Chen, H.; Yang, Y.; Chen, X.; Zhou, H.; He, Y.; Li, M.; Lin, W.; Wang, Y.; Matthews, S.; Yuan, S.; Wang, H.; LIU, B.

Bacteria respond to stressful conditions through multiple pathways, including changes in gene expression patterns and mutations for adaptation. DNA supercoiling is a fundamental regulatory principle of bacterial gene expression, controlled antagonistically by DNA gyrase and topoisomerase I. Nucleoid-associated proteins, such as HU, also regulate supercoiling through interactions with DNA. Here, we identify Escherichia coli protein MsyB as a HU inhibitor and a {beta}-clamp binder. MsyB is fine-tuned under various stressful conditions, where it modulates the population of DNA-bound HU by forming a HU-MsyB complex. Consequently, the balance between DNA-bound HU and MsyB-bound HU adjusts the DNA supercoiling state, thereby influencing transcription for adaptation. Additionally, under prolonged starvation during the stationary phase, sustained high level of MsyB increases DNA exposure to damaging factors, acting as a damage inducer.
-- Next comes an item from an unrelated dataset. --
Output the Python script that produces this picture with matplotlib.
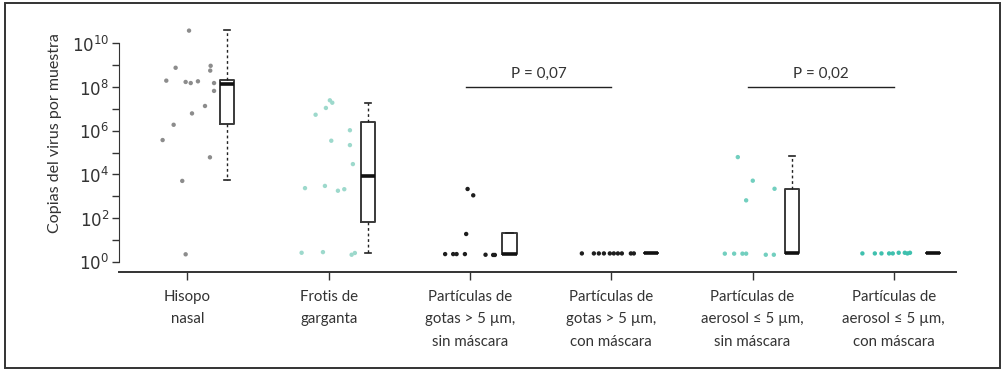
import numpy as np
import matplotlib
matplotlib.use('Agg')
import matplotlib.pyplot as plt
from matplotlib.patches import Rectangle

plt.rcParams['font.family'] = ['Lato', 'DejaVu Sans']

categories = ['Hisopo\nnasal', 'Frotis de\ngarganta',
              'Partículas de\ngotas > 5 µm,\nsin máscara',
              'Partículas de\ngotas > 5 µm,\ncon máscara',
              'Partículas de\naerosol ≤ 5 µm,\nsin máscara',
              'Partículas de\naerosol ≤ 5 µm,\ncon máscara']
colors = ['#8c8c8c', '#9dd9cc', '#1e1e1e', '#1e1e1e', '#72cfbf', '#3fc0ae']

# log10 copies per sample, with horizontal jitter
log_vals = [
    [10.58, 8.88, 8.29, 8.23, 8.18, 8.26, 8.97, 8.75, 8.18, 7.82, 7.13, 6.79, 6.27, 5.57, 4.78, 3.70, 0.34],
    [7.39, 7.28, 7.04, 6.73, 6.02, 5.54, 5.34, 4.47, 3.37, 3.47, 3.25, 3.32, 0.41, 0.44, 0.32, 0.40],
    [3.33, 3.04, 1.27, 0.35, 0.35, 0.35, 0.35, 0.32, 0.31, 0.31],
    [0.38, 0.38, 0.38, 0.38, 0.38, 0.38, 0.38, 0.38, 0.38, 0.38],
    [4.79, 3.71, 3.34, 2.81, 0.37, 0.37, 0.37, 0.37, 0.32, 0.32],
    [0.38, 0.38, 0.38, 0.38, 0.38, 0.41, 0.41, 0.38, 0.41],
]
jitter = [
    [0.011, -0.084, -0.150, -0.013, 0.023, 0.074, 0.164, 0.161, 0.188, 0.188, 0.124, 0.032, -0.098, -0.176, 0.159, -0.037, -0.013],
    [0.008, 0.025, -0.020, -0.093, 0.150, 0.018, 0.150, 0.171, -0.168, -0.027, 0.065, 0.110, -0.192, -0.041, 0.162, 0.185],
    [-0.017, 0.023, -0.027, -0.176, -0.119, -0.095, -0.036, 0.110, 0.164, 0.176],
    [-0.208, -0.123, -0.088, -0.052, -0.010, 0.018, 0.047, 0.075, 0.139, 0.160],
    [-0.104, 0.002, 0.156, -0.045, -0.196, -0.130, -0.071, -0.045, 0.094, 0.151],
    [-0.222, -0.134, -0.087, -0.033, -0.007, 0.035, 0.078, 0.097, 0.115],
]
# box stats in log10: whislo, q1, med, q3, whishi
whislo = [3.73, 0.40, 0.35, 0.38, 0.40, 0.38]
q1 = [6.32, 1.82, 0.35, 0.38, 0.40, 0.38]
med = [8.12, 3.92, 0.35, 0.38, 0.40, 0.38]
q3 = [8.32, 6.40, 1.30, 0.38, 3.33, 0.38]
whishi = [10.6, 7.27, 1.30, 0.38, 4.83, 0.38]

p_labels = ['P = 0,07', 'P = 0,02']
p_pairs = [(2, 3), (4, 5)]

fig = plt.figure(figsize=(10.04, 3.71), dpi=100)
ax = fig.add_axes([0.1185, 0.2668, 0.8336, 0.6795])

x = np.arange(len(categories))
for i in range(len(categories)):
    ax.scatter(x[i] + np.array(jitter[i]), log_vals[i], s=10, color=colors[i],
               edgecolors='none', zorder=3)

stats = []
for i in range(len(categories)):
    stats.append({'whislo': whislo[i], 'q1': q1[i], 'med': med[i],
                  'q3': q3[i], 'whishi': whishi[i], 'fliers': []})
ax.bxp(stats, positions=x + 0.28, widths=0.1, showfliers=False,
       boxprops=dict(color='#3a3a3a', linewidth=1.4),
       medianprops=dict(color='#111111', linewidth=2.6, solid_capstyle='butt'),
       whiskerprops=dict(color='#222222', linewidth=1.0, linestyle=(0, (2, 2))),
       capprops=dict(color='#222222', linewidth=1.2), capwidths=0.045,
       manage_ticks=False)

for (a, b), lab in zip(p_pairs, p_labels):
    ax.plot([a - 0.03, b], [8.01, 8.01], color='#222222', linewidth=1.0)
    ax.text((a - 0.03 + b) / 2, 8.59, lab, ha='center', va='center',
            fontsize=11, color='#333333')

ax.set_xlim(-0.485, 5.44)
ax.set_ylim(-0.471, 11.07)
ax.set_xticks(x)
ax.set_xticklabels(categories, fontsize=10.8, color='#333333', linespacing=1.75)
ax.set_yticks(np.arange(0, 11, 2))
ax.set_yticklabels(['$10^{%d}$' % v for v in range(0, 11, 2)], fontsize=12,
                   color='#333333')
ax.set_yticks(np.arange(1, 11, 2), minor=True)
ax.tick_params(axis='y', which='both', length=5, width=1, color='#333333', pad=2)
ax.tick_params(axis='x', length=6, width=1, color='#333333', pad=7)
ax.spines['top'].set_visible(False)
ax.spines['right'].set_visible(False)
ax.spines['left'].set_bounds(0, 10)
ax.spines['left'].set_color('#333333')
ax.spines['bottom'].set_color('#333333')
ax.spines['bottom'].set_linewidth(1.4)
ax.set_ylabel('Copias del virus por muestra', fontsize=11.5, color='#333333')
ax.yaxis.set_label_coords(-0.068, 0.55)

fig.add_artist(Rectangle((0.005, 0.008), 0.991, 0.983, transform=fig.transFigure,
                         fill=False, edgecolor='#333333', linewidth=1.4))

fig.savefig('out.png', dpi=100)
The HU/MsyB/{beta}-clamp interaction suggests a model in which MsyB coordinates with HU and the {beta}-clamp to facilitate damage acquisition and error-prone DNA repair. Thus, MsyB-dependent supercoiling regulation represents a novel two-tiered bacterial stress response mechanism in gene expression and adaptive mutation. Our findings reveal a previously unrecognized regulatory mechanism of bacterial supercoiling, positioning HU as a promising antibiotic target.